In this connection it is particularly pleasing to see examples of roundels still in their original settings, framed by exuberant Renaissance decoration and accompanied by explanatory captions. [Fig. 3] Very few of those that went abroad still have their settings with them. The roundel illustrated here, one of a pair of Allegories on Justice, is given the attribution ‘Southern Low Countries, Antwerp, circle of Pieter Coecke van Aelst’, a reminder that despite the intense scholarship now devoted to these fascinating objects, the artists who made them remain largely unidentified. In some cases their subject matter is also in doubt – providing fresh candidates for the regular Vidimus ‘Name that Roundel’ quiz: does a particular group of men against a marine background represent a Biblical scene or perhaps an episode from the Iliad?
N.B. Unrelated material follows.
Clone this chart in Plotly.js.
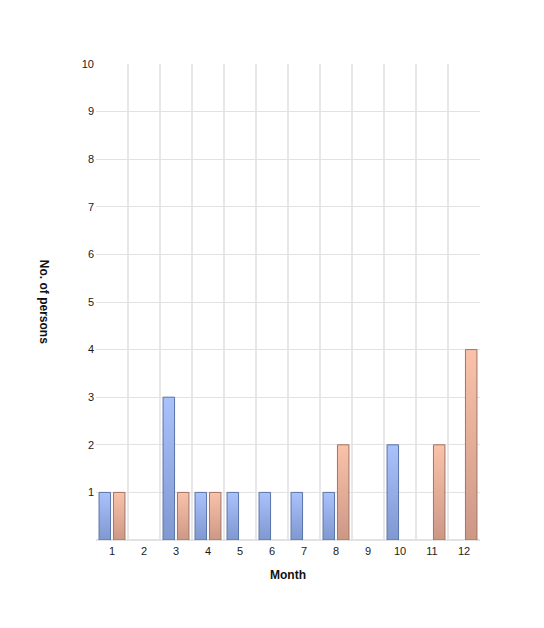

The examples reproduced here are from the sixteenth century, and are in dark paint and yellow stain. It is hard to resist the impression that this was, almost literally, the golden age of roundel production. Later roundels, in which an increasing range of enamels was used, often show a falling-off in artistic quality, though Berserik and Caen themselves avoid such value judgments.
This book will be warmly welcomed by readers with a specialist interest in medieval shrines, their origins, locations, associated ceremonies, designs, and fates. Dr Crook is the foremost authority on the subject, and this volume amply shows why. [Fig. 4] The book is available from the publisher here.
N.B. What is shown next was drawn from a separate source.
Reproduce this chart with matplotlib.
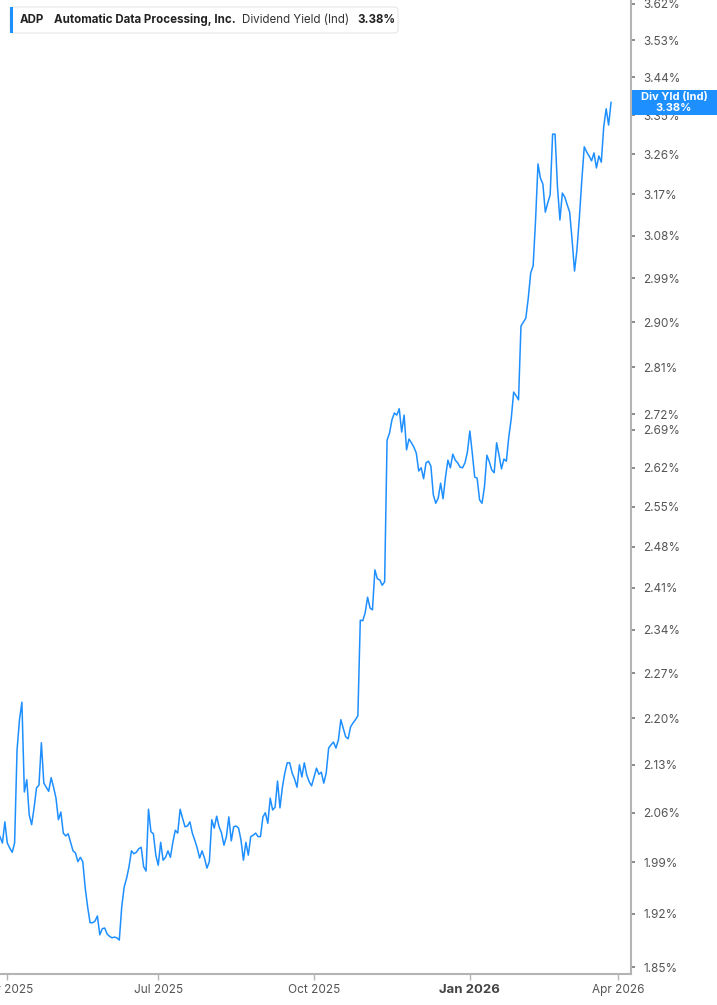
import matplotlib
matplotlib.use('Agg')
import matplotlib.pyplot as plt
from matplotlib.patches import Rectangle, FancyBboxPatch
import numpy as np
import pandas as pd

plt.rcParams['font.family'] = ['Inter', 'DejaVu Sans']

# ADP indicated dividend yield (%), one value per trading day, 2025-03-27 .. 2026-03-27
yields = [
    2.026, 2.017, 2.047, 2.017, 2.010, 2.004, 2.017, 2.152, 2.198, 2.225,
    2.090, 2.108, 2.057, 2.043, 2.067, 2.096, 2.100, 2.163, 2.103, 2.097,
    2.091, 2.111, 2.097, 2.081, 2.050, 2.061, 2.031, 2.027, 2.030, 2.018,
    2.006, 2.003, 1.991, 1.997, 1.991, 1.955, 1.929, 1.908, 1.908, 1.910,
    1.917, 1.892, 1.900, 1.901, 1.893, 1.890, 1.888, 1.889, 1.888, 1.885,
    1.929, 1.956, 1.968, 1.984, 2.006, 2.002, 2.004, 2.009, 2.011, 1.984,
    1.978, 2.065, 2.033, 2.030, 2.000, 1.986,
    2.018, 1.993, 1.997, 2.006, 1.997, 2.018, 2.035, 2.031, 2.065, 2.052,
    2.040, 2.041, 2.047, 2.031, 2.021, 2.010, 1.996, 2.006, 1.996, 1.982,
    1.991, 2.050, 2.038, 2.055, 2.040, 2.031, 2.014, 2.026, 2.054, 2.020,
    2.040, 2.041, 2.038, 2.021, 1.993, 2.018, 2.000, 2.026, 2.028, 2.031,
    2.026, 2.026, 2.054, 2.060, 2.045, 2.081, 2.064, 2.068, 2.106, 2.067,
    2.097, 2.118, 2.133, 2.133, 2.118, 2.109, 2.097, 2.130, 2.112, 2.133,
    2.115, 2.105, 2.099, 2.112, 2.125, 2.116, 2.119, 2.103, 2.118, 2.155,
    2.160, 2.164, 2.155, 2.167,
    2.198, 2.185, 2.172, 2.169, 2.187, 2.193, 2.198, 2.204, 2.356, 2.355,
    2.368, 2.394, 2.376, 2.373, 2.440, 2.425, 2.423, 2.414, 2.420, 2.671,
    2.684, 2.709, 2.722, 2.718, 2.730, 2.686, 2.718, 2.653, 2.673, 2.666,
    2.658, 2.647, 2.614, 2.620, 2.600, 2.629, 2.632, 2.623, 2.571, 2.556,
    2.565, 2.592, 2.564, 2.603, 2.634, 2.620, 2.645, 2.634, 2.629, 2.621,
    2.620, 2.629, 2.649, 2.688, 2.647, 2.603, 2.601, 2.562, 2.556, 2.585,
    2.643, 2.631, 2.616, 2.611, 2.666, 2.643, 2.618, 2.636, 2.632, 2.677,
    2.711,
    2.762, 2.755, 2.747, 2.892, 2.900, 2.908, 2.949, 3.001, 3.016, 3.114,
    3.238, 3.206, 3.193, 3.131, 3.151, 3.169, 3.306, 3.306, 3.186, 3.114,
    3.173, 3.164, 3.147, 3.131, 3.071, 3.005, 3.050, 3.120, 3.202, 3.277,
    3.265, 3.256, 3.245, 3.263, 3.229, 3.256, 3.242, 3.323, 3.365, 3.327,
    3.38,
]

holidays = ['2025-04-18', '2025-05-26', '2025-06-19', '2025-07-04', '2025-09-01',
            '2025-11-27', '2025-12-25', '2026-01-01', '2026-01-19', '2026-02-16']

y_ticks = [1.85, 1.92, 1.99, 2.06, 2.13, 2.20, 2.27, 2.34, 2.41, 2.48, 2.55, 2.62,
           2.69, 2.72, 2.81, 2.90, 2.99, 3.08, 3.17, 3.26, 3.35, 3.44, 3.53, 3.62]
x_months = ['2025-04', '2025-07', '2025-10', '2026-01', '2026-04']
x_labels = ['Apr 2025', 'Jul 2025', 'Oct 2025', 'Jan 2026', 'Apr 2026']

# trading calendar (x axis is trading-day based)
days = pd.bdate_range('2025-03-27', '2026-04-10', freq='C', holidays=holidays)
idx = np.arange(len(yields))
tick_pos = [int(np.argmax(days >= pd.Timestamp(m + '-01'))) for m in x_months]

W, H = 717, 1005
fig = plt.figure(figsize=(W / 100, H / 100), dpi=100)
ax = fig.add_axes([0, 31 / H, 631 / W, 1 - 31 / H])

blue = '#1E8FFF'
ax.plot(idx, yields, color=blue, lw=1.1, solid_joinstyle='round')

ax.set_yscale('log')
ax.set_ylim(1.841, 3.630)
ax.set_xlim(0, 259.2)
ax.yaxis.tick_right()
ax.set_yticks(y_ticks)
ax.set_yticklabels(['%.2f%%' % v for v in y_ticks])
ax.yaxis.set_minor_locator(matplotlib.ticker.NullLocator())
ax.set_xticks(tick_pos)
ax.set_xticklabels(x_labels)

for s in ['top', 'left']:
    ax.spines[s].set_visible(False)
for s in ['right', 'bottom']:
    ax.spines[s].set_color('#b4b4b4')
    ax.spines[s].set_linewidth(1.5)

ax.tick_params(axis='y', which='major', length=3, width=1.2, color='#777777',
               pad=6, labelsize=8.5, labelcolor='#555555')
ax.tick_params(axis='x', which='major', length=4, width=1.0, color='#b4b4b4',
               pad=3, labelsize=8.5, labelcolor='#555555')
for lab in ax.get_xticklabels():
    if lab.get_text() == 'Jan 2026':
        lab.set_fontweight('bold')
        lab.set_color('#444444')
        lab.set_fontsize(9.5)

# legend box top-left
fig.patches.append(FancyBboxPatch((10 / W, 1 - 33 / H), 388 / W, 26 / H,
                                  boxstyle='round,pad=0,rounding_size=0.004',
                                  transform=fig.transFigure, facecolor='white',
                                  edgecolor='#e6e6e6', lw=0.8, zorder=3))
fig.patches.append(Rectangle((10 / W, 1 - 33 / H), 3 / W, 26 / H,
                             transform=fig.transFigure, facecolor=blue,
                             edgecolor='none', zorder=4))
ty = 1 - 20 / H
fs = 8.3
fig.text(20 / W, ty, 'ADP', fontsize=fs, fontweight='bold', color='#222222', va='center', zorder=5)
fig.text(54 / W, ty, 'Automatic Data Processing, Inc.', fontsize=fs, fontweight='bold',
         color='#222222', va='center', zorder=5)
fig.text(242 / W, ty, 'Dividend Yield (Ind)', fontsize=fs, color='#333333', va='center', zorder=5)
fig.text(357 / W, ty, '3.38%', fontsize=fs, fontweight='bold', color='#222222', va='center', zorder=5)

# last value tag on the right axis
fig.patches.append(Rectangle((632 / W, 1 - 115 / H), 85 / W, 25 / H,
                             transform=fig.transFigure, facecolor=blue,
                             edgecolor='none', zorder=3))
fig.text(674 / W, 1 - 97 / H, 'Div Yld (Ind)', fontsize=8, fontweight='bold', color='white',
         ha='center', va='center', zorder=5)
fig.text(674 / W, 1 - 108 / H, '3.38%', fontsize=8, fontweight='bold', color='white',
         ha='center', va='center', zorder=5)

fig.savefig('out.png', dpi=100)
After describing the importance of saints and their relics to medieval Christians, the author explains how the Greek tradition of dismembering the remains of saints and distributing their body parts triumphed over Roman revulsion against disturbing the dead. Thereafter he charts the history of shrines in England from their Anglo-Saxon origins to the last great event before their eventual destruction during the Reformation – the translation of St Swithun’s remains to a new shrine in Winchester Cathedral as late as 1476.
In-depth accounts of shrines at Canterbury, Westminster, Durham, York, Worcester, Oxford, Salisbury and Winchester reveal changing patterns of interaction and practice. The evolution of the architecture of shrines from the foramina type (from foramen, the Latin word for opening) – with small port holes cut into the sides of the tomb, into which pilgrims could get closer to relics – to grander architectural structures is carefully discussed. Examples of the contrasting styles include Becket’s foramina shrine at Canterbury Cathedral and St William’s shrine at York Minister, both of which are depicted in contemporary stained glass. The text is enlivened by contemporary accounts of how bodies were exhumed, the sweet odours that filled churches when coffins were opened, and how and where the shrines were sited.
A chapter discussing the reconstruction of eight shrines destroyed during the Reformation from fragments recovered from different sources provides fascinating insights into how they would appeared to medieval supplicants seeking cures and help.
For stained-glass historians the book provides an interesting background account of the thirteenth-century windows depicting incidents in the life of St Birinus at the Augustinian Abbey of St Peter and St Paul, Dorchester (Oxfordshire). As the author explains, the canons said in 1224 that they had discovered the tomb of this seventh-century missionary at their church, a ‘bold claim contradicting Bede’s statement that the saint’s body had been taken to Winchester in AD 676’. The Dorchester canons countered this statement and other accounts that said the same, by retorting that earlier chroniclers had been mistaken, and that the body in Winchester was in fact that of a local worthy called ‘Bertinus’, whose name had been confused with Birinus. When a tomb was opened revealing a bishop in pontificals and a local hermit heard a heavenly voice saying that it was Birinus, the canons triumphed. Stained glass windows celebrating the saint were installed in the church, and in the early fourteenth century a shrine was built, parts of which survive in a modern reconstruction. [Figs 5 and 6]
A discussion of shrines at Evesham Abbey (Worcestershire) contains further valuable information, namely that a thirteenth-shrine of St Ecgwine, an Anglo-Saxon bishop and founder of the abbey, was complemented by a window of the same date in the presbytery portraying his story.